Rothman: "Well, I loved it, and I think the league did a great job. We were up 25 percent against LeBron James and other primetime competition. We will huddle up with the league in the near term to figure out what we can do to make it better, but the fact they brought in the Hall of Famers and stars littered throughout, I think football fans loved it."
And now Weinberger:
1. One of the biggest complaints from viewers is tipping picks, when your network and ESPN show shots of guys on the phone with teams before they get drafted. What is your reaction to those viewers who charge that it takes the drama away?
Weinberger: "I don't think its takes the drama away. I actually think it makes for a pretty amazing pacing. The teams call the players before the commissioner goes up to the podium. That means the player and agent know, and if teams are tweeting out their picks, we feel we have a journalistic responsibility to get it out there. That's why we do it.
"One of the best moments at the draft was when we had Dez Bryant and his family and a camera in his home. His family went crazy and he dropped to his knees in tears, and that was before the pick was announced. I have heard that frustration from fans and I have heard it from people in our NFL Network organization. I get it. But this is the way it happens. Sometimes it's three or four minutes before the actual pick is made. I think you are seeing a kid's emotion as he gets told that he is getting picked."
2. Mike Mayock lost his voice after two days. What contingency plan did you have in place as the linchpin of your coverage goes down?
Weinberger: "We knew that morning [Saturday] it would be a struggle. Mike came into the week with a bit of a cold and we tried to manage it as much as we could but it just gave out. I'll tell you, though, what he did on NFL.com ended up being fascinating. But we are glad his voice did not give out for Day 1 and Day 2."
3. Did the three-day draft work as a television program?
Weinberger: "There is so much information over the three days and there is shockingly even more that we can still do. Using Mack Brown for us as an analyst really opened up a lot of ideas of just how last week was about college football, high school and pro football coming together. We were stunned by how it carried through all the way to Saturday."
4. How would you assess your broadcast?
Weinberger: "We were so happy with our talent.

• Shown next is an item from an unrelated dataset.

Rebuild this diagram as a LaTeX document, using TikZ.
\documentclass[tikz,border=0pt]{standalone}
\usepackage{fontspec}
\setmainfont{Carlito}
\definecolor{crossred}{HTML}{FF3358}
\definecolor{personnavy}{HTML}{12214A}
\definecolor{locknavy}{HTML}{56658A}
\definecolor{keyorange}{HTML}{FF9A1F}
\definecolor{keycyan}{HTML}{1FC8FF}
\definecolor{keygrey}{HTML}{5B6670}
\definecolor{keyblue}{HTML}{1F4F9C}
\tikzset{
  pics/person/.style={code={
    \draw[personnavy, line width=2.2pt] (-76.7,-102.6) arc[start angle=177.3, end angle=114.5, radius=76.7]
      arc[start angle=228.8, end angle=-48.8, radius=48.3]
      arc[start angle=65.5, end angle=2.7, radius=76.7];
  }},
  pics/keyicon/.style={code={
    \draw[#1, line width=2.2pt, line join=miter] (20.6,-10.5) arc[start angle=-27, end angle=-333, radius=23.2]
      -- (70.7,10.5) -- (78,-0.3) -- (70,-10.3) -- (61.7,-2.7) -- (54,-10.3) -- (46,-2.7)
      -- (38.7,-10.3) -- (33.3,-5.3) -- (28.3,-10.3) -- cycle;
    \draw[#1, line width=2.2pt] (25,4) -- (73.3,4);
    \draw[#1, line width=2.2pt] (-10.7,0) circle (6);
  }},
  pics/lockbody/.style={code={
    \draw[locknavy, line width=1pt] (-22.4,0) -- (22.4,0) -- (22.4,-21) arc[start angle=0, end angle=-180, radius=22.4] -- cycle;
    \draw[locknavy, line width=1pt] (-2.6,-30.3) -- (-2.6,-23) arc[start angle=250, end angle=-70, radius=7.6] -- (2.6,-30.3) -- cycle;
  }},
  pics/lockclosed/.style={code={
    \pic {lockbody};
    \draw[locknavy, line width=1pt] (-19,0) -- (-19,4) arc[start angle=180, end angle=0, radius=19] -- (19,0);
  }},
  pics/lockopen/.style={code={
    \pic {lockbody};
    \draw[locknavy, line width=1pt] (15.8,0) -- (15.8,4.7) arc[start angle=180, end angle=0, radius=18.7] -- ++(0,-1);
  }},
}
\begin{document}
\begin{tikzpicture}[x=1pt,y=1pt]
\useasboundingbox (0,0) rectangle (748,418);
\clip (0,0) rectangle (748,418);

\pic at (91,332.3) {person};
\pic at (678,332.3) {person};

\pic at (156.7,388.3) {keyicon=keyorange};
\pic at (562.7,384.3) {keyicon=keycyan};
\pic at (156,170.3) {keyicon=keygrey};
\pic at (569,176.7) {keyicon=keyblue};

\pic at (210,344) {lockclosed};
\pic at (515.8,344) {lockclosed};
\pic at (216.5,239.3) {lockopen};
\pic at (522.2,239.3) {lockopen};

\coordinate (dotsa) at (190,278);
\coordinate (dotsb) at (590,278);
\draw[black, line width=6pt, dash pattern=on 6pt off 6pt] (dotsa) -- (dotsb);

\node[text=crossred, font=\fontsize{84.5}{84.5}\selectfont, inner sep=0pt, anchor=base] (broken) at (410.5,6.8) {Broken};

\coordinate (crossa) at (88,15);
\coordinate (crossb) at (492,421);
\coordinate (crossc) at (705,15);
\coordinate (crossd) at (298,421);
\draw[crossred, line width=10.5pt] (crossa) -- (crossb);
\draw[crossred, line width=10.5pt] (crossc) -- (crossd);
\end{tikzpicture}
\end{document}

It was amazing. Corey Chavous had a great weekend. Charles Davis had a huge weekend. I would almost break up Day Three into two days. I know it sounds ridiculous, but Day Three moved so fast that I'm not sure it didn't move too fast for the viewer."
5. Should the primetime draft become permanent?
Weinberger: "Yes. Maybe we can even do a round a night and do seven nights. That's what we were joking about in the truck, though you get in the round 5, 6 and 7 it starts getting a little tough. Why did I like the primetime draft? I just think more people get to see this unscripted sports reality show. You don't get much television like this: In the course of a minute, someone's life changes and you are able to see it. There is simply not much like that on television."